#### Problem:
All material below is to be reproduced exactly.

>>>>

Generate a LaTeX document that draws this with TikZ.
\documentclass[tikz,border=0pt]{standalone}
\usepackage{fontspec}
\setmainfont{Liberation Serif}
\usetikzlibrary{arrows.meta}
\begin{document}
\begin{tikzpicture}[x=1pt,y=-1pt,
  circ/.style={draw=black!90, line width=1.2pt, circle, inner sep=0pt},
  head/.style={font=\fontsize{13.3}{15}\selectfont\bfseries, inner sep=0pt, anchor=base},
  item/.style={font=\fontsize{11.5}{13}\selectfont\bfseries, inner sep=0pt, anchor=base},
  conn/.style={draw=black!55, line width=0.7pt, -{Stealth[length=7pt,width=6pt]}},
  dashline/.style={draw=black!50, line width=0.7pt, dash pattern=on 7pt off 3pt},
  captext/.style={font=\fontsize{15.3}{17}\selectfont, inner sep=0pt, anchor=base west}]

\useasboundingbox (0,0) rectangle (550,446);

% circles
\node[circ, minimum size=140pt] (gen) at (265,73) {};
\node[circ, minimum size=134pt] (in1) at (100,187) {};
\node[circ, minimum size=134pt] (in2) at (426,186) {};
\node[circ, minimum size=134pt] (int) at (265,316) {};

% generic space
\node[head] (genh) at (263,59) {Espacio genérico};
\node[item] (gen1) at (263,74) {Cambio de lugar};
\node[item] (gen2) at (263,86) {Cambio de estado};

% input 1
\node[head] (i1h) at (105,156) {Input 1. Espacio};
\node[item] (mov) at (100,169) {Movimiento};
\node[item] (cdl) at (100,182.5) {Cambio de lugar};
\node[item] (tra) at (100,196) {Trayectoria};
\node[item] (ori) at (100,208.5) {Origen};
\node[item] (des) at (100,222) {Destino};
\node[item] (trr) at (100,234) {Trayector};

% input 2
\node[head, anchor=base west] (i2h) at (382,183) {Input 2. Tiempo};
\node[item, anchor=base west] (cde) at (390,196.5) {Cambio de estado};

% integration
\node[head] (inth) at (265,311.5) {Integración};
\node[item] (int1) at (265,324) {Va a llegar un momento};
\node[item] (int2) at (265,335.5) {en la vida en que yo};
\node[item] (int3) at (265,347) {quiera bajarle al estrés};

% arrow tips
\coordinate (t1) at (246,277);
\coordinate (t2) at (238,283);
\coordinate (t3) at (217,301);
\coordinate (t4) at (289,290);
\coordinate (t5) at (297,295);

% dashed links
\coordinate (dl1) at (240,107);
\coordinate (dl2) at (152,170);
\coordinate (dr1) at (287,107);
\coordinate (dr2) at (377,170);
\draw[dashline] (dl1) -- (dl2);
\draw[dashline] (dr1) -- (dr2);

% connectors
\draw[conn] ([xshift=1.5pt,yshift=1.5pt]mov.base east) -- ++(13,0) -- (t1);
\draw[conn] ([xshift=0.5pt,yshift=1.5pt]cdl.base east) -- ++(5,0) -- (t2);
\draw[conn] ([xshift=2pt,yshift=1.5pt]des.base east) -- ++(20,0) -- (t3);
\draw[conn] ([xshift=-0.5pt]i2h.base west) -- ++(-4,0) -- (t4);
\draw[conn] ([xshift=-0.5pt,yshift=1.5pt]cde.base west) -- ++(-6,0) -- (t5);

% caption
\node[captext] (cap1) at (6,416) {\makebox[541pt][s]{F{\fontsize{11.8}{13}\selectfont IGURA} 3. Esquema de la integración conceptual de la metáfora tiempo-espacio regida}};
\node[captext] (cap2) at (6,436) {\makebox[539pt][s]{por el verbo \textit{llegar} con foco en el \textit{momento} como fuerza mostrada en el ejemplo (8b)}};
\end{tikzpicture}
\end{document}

<<<<

#### Completed exercise:
Generate a LaTeX document that draws this with TikZ.
\documentclass[tikz,border=0pt]{standalone}
\usepackage{fontspec}
\setmainfont{Liberation Serif}
\usetikzlibrary{arrows.meta}
\begin{document}
\begin{tikzpicture}[x=1pt,y=-1pt,
  circ/.style={draw=black!90, line width=1.2pt, circle, inner sep=0pt},
  head/.style={font=\fontsize{13.3}{15}\selectfont\bfseries, inner sep=0pt, anchor=base},
  item/.style={font=\fontsize{11.5}{13}\selectfont\bfseries, inner sep=0pt, anchor=base},
  conn/.style={draw=black!55, line width=0.7pt, -{Stealth[length=7pt,width=6pt]}},
  dashline/.style={draw=black!50, line width=0.7pt, dash pattern=on 7pt off 3pt},
  captext/.style={font=\fontsize{15.3}{17}\selectfont, inner sep=0pt, anchor=base west}]

\useasboundingbox (0,0) rectangle (550,446);

% circles
\node[circ, minimum size=140pt] (gen) at (265,73) {};
\node[circ, minimum size=134pt] (in1) at (100,187) {};
\node[circ, minimum size=134pt] (in2) at (426,186) {};
\node[circ, minimum size=134pt] (int) at (265,316) {};

% generic space
\node[head] (genh) at (263,59) {Espacio genérico};
\node[item] (gen1) at (263,74) {Cambio de lugar};
\node[item] (gen2) at (263,86) {Cambio de estado};

% input 1
\node[head] (i1h) at (105,156) {Input 1. Espacio};
\node[item] (mov) at (100,169) {Movimiento};
\node[item] (cdl) at (100,182.5) {Cambio de lugar};
\node[item] (tra) at (100,196) {Trayectoria};
\node[item] (ori) at (100,208.5) {Origen};
\node[item] (des) at (100,222) {Destino};
\node[item] (trr) at (100,234) {Trayector};

% input 2
\node[head, anchor=base west] (i2h) at (382,183) {Input 2. Tiempo};
\node[item, anchor=base west] (cde) at (390,196.5) {Cambio de estado};

% integration
\node[head] (inth) at (265,311.5) {Integración};
\node[item] (int1) at (265,324) {Va a llegar un momento};
\node[item] (int2) at (265,335.5) {en la vida en que yo};
\node[item] (int3) at (265,347) {quiera bajarle al estrés};

% arrow tips
\coordinate (t1) at (246,277);
\coordinate (t2) at (238,283);
\coordinate (t3) at (217,301);
\coordinate (t4) at (289,290);
\coordinate (t5) at (297,295);

% dashed links
\coordinate (dl1) at (240,107);
\coordinate (dl2) at (152,170);
\coordinate (dr1) at (287,107);
\coordinate (dr2) at (377,170);
\draw[dashline] (dl1) -- (dl2);
\draw[dashline] (dr1) -- (dr2);

% connectors
\draw[conn] ([xshift=1.5pt,yshift=1.5pt]mov.base east) -- ++(13,0) -- (t1);
\draw[conn] ([xshift=0.5pt,yshift=1.5pt]cdl.base east) -- ++(5,0) -- (t2);
\draw[conn] ([xshift=2pt,yshift=1.5pt]des.base east) -- ++(20,0) -- (t3);
\draw[conn] ([xshift=-0.5pt]i2h.base west) -- ++(-4,0) -- (t4);
\draw[conn] ([xshift=-0.5pt,yshift=1.5pt]cde.base west) -- ++(-6,0) -- (t5);

% caption
\node[captext] (cap1) at (6,416) {\makebox[541pt][s]{F{\fontsize{11.8}{13}\selectfont IGURA} 3. Esquema de la integración conceptual de la metáfora tiempo-espacio regida}};
\node[captext] (cap2) at (6,436) {\makebox[539pt][s]{por el verbo \textit{llegar} con foco en el \textit{momento} como fuerza mostrada en el ejemplo (8b)}};
\end{tikzpicture}
\end{document}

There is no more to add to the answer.